_Records shown:_

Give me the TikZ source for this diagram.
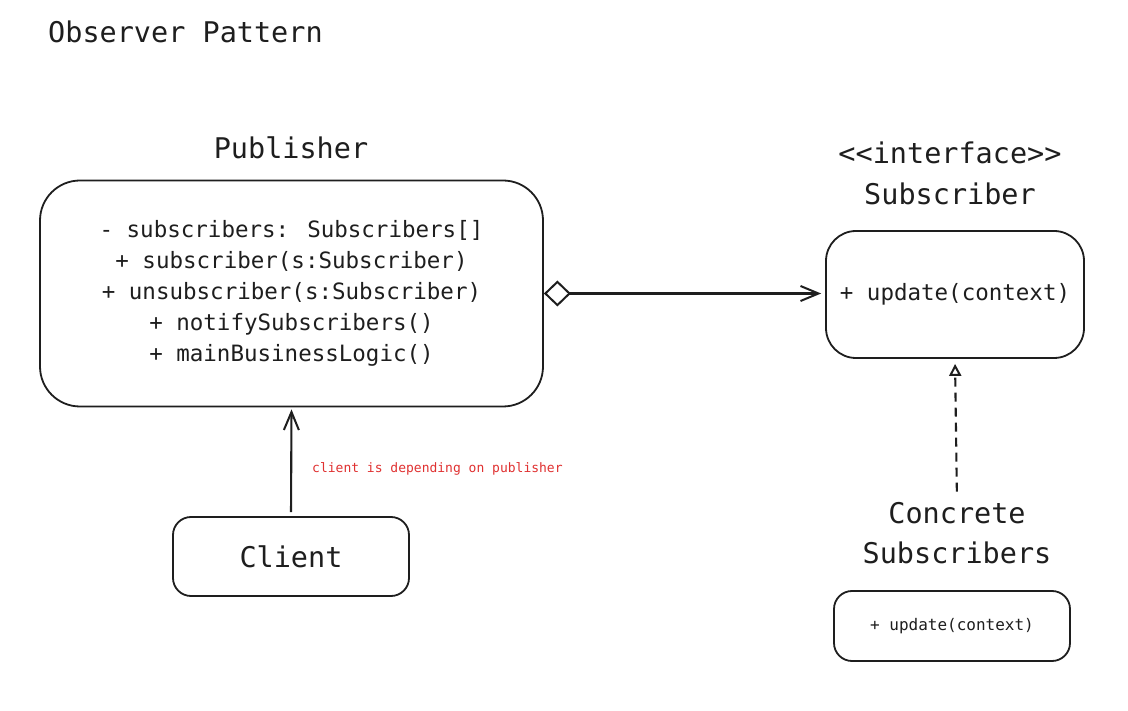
==
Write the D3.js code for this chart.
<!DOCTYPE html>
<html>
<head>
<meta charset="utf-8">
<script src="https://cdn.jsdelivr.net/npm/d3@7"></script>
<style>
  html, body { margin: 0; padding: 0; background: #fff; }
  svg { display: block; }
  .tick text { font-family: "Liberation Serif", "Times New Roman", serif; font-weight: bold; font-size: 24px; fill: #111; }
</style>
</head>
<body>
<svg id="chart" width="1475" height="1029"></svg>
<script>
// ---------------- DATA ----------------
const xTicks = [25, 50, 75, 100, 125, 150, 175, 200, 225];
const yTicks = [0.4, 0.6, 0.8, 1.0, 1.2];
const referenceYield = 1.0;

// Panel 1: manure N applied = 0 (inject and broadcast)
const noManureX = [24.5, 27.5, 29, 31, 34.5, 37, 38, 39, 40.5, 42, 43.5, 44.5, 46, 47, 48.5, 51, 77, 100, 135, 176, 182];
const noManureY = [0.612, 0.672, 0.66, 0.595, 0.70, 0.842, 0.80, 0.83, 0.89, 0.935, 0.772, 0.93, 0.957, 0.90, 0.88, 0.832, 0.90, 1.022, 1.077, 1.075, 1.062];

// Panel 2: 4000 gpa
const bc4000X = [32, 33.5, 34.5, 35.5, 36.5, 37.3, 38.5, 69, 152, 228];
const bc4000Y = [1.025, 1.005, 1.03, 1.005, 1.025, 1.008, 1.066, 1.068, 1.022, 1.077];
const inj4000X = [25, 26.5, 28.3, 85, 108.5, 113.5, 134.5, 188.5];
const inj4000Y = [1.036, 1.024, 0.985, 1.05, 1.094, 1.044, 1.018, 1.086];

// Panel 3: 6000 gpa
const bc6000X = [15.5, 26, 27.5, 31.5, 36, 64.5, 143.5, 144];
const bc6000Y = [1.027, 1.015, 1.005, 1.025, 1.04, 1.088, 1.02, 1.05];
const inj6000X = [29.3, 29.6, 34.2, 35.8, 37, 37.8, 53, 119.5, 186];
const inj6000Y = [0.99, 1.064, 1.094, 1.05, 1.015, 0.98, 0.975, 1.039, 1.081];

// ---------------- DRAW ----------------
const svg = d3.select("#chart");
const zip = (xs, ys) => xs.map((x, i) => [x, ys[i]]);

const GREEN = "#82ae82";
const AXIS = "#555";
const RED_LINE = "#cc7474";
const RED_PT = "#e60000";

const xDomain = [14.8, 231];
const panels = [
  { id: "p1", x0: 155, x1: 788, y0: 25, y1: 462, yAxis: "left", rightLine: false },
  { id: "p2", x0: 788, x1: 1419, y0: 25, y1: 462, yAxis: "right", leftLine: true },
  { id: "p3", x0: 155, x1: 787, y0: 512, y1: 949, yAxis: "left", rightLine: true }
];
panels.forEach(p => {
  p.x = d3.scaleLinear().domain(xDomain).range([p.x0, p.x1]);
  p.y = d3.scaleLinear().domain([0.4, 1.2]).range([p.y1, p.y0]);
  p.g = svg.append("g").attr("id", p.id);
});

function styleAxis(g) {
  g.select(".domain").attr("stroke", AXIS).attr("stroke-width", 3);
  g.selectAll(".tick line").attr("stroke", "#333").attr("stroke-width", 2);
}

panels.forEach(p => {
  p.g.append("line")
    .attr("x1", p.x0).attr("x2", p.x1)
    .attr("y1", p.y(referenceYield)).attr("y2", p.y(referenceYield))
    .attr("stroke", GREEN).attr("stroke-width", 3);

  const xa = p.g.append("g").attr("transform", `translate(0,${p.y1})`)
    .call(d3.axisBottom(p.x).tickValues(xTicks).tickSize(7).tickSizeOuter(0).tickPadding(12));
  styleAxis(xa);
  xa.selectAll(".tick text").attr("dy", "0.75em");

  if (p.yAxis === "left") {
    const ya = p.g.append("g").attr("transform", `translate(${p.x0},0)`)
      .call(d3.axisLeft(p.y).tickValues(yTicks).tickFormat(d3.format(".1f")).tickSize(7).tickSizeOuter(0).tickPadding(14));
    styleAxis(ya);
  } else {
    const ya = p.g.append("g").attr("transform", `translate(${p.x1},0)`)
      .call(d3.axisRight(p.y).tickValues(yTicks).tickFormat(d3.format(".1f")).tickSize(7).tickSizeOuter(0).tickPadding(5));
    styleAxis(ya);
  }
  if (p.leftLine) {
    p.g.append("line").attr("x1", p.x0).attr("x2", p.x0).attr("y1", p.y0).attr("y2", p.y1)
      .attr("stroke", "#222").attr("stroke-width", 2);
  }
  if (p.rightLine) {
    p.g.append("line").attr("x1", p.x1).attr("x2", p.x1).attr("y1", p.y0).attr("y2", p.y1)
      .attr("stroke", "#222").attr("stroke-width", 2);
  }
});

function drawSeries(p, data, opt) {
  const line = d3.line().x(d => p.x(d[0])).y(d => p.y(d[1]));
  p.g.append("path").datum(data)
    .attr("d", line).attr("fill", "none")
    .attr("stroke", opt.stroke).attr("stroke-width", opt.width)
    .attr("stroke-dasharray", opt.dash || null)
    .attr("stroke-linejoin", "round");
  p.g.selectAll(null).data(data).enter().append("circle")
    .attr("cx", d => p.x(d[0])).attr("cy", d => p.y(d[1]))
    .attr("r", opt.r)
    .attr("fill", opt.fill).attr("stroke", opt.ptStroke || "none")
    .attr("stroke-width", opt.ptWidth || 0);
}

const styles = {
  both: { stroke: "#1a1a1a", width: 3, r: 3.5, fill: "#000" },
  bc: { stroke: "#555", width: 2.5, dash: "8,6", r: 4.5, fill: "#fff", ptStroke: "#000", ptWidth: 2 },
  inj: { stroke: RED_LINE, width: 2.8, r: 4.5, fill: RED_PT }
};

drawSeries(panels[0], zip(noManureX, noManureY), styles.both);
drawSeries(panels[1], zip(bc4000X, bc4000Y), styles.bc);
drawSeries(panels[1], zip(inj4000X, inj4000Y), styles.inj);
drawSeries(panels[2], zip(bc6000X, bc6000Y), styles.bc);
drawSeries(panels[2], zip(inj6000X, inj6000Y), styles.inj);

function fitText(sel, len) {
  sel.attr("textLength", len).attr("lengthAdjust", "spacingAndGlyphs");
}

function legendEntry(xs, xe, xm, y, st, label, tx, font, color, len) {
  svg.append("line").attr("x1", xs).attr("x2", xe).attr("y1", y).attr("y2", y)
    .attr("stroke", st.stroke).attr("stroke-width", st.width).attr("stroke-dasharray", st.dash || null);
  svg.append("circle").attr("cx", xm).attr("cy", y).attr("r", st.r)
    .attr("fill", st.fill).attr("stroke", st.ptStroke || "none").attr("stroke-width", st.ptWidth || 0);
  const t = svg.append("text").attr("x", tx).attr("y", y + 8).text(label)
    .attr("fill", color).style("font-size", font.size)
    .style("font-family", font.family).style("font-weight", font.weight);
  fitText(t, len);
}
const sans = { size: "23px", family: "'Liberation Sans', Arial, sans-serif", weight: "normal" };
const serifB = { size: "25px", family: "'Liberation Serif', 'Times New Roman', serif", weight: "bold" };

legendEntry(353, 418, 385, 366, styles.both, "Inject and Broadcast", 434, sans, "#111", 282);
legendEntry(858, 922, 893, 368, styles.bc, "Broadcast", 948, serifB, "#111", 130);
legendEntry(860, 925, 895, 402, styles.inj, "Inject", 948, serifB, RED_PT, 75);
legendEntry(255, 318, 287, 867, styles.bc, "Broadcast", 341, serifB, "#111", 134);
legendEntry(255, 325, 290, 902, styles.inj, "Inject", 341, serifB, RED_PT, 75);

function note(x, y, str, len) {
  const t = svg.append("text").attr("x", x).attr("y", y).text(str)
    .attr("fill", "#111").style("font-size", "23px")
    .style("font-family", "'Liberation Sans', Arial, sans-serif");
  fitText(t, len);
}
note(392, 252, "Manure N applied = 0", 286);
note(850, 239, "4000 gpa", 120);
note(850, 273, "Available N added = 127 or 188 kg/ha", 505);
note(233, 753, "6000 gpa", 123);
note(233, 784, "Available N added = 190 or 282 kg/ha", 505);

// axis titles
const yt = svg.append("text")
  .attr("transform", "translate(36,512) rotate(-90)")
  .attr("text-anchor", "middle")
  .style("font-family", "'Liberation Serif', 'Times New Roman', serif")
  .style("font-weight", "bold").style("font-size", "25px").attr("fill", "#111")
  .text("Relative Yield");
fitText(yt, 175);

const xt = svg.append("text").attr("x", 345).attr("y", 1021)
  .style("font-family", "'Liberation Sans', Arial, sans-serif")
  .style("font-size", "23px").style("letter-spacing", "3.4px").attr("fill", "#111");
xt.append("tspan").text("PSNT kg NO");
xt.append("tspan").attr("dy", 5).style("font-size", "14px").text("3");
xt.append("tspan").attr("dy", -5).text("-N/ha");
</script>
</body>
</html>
==
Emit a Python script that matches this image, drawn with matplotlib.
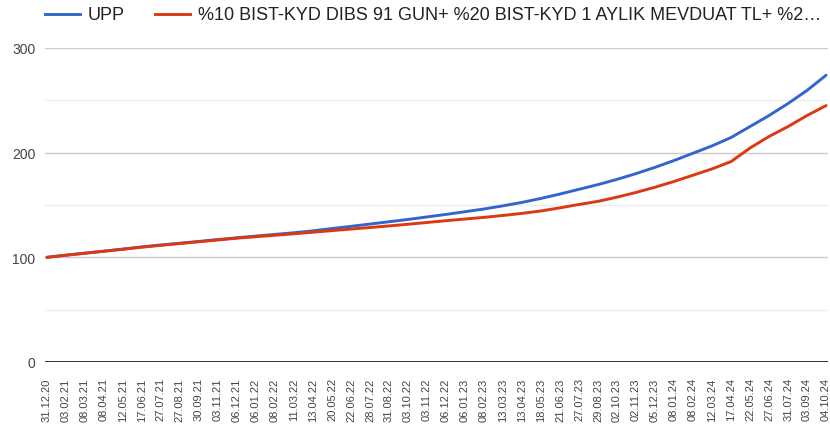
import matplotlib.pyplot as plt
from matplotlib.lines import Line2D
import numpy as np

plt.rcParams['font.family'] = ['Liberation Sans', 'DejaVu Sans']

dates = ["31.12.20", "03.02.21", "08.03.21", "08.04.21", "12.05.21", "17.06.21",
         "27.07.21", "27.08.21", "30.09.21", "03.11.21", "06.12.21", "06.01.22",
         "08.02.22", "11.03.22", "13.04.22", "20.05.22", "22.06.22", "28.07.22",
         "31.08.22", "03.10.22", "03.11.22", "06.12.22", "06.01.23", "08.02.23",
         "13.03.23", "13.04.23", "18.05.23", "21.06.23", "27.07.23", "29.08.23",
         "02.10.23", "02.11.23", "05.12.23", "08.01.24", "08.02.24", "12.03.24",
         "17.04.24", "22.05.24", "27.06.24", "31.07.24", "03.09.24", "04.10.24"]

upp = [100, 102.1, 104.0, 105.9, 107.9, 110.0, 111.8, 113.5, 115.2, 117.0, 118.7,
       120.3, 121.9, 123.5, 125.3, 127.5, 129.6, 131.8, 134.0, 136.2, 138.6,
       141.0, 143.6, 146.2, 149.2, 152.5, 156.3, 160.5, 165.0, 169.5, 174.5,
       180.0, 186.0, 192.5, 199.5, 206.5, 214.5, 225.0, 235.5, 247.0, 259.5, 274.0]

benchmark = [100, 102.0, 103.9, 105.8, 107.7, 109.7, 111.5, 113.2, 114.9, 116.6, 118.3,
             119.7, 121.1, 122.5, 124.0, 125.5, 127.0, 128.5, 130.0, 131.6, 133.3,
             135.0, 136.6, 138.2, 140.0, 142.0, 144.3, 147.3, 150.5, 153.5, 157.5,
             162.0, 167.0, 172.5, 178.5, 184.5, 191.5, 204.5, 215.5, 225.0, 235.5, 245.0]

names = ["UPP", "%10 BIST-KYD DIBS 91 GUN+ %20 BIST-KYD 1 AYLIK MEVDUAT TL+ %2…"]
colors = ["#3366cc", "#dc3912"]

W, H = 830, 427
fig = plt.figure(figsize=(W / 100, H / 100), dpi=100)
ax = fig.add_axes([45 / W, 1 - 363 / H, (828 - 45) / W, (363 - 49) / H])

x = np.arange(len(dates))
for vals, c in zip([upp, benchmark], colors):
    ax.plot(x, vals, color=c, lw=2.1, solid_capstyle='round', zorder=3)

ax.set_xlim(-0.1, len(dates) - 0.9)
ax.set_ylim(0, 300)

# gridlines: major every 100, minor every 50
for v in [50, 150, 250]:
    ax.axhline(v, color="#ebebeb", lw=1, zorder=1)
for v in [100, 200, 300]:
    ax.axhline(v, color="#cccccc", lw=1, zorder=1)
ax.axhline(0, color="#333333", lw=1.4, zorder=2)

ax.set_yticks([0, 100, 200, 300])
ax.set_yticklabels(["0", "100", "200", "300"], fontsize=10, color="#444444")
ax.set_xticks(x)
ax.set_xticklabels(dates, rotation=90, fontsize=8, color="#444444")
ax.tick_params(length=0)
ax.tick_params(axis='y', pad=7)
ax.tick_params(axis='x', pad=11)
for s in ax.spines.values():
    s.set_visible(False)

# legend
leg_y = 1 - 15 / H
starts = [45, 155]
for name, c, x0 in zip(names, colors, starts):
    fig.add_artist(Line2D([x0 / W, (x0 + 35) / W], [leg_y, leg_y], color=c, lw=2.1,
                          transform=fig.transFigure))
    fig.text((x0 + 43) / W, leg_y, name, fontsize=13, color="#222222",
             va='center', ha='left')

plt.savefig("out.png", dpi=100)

_Objective:_ Show every line from the listing above in which the string "this" appears.

_Task solution:_
Give me the TikZ source for this diagram.
Write the D3.js code for this chart.
Emit a Python script that matches this image, drawn with matplotlib.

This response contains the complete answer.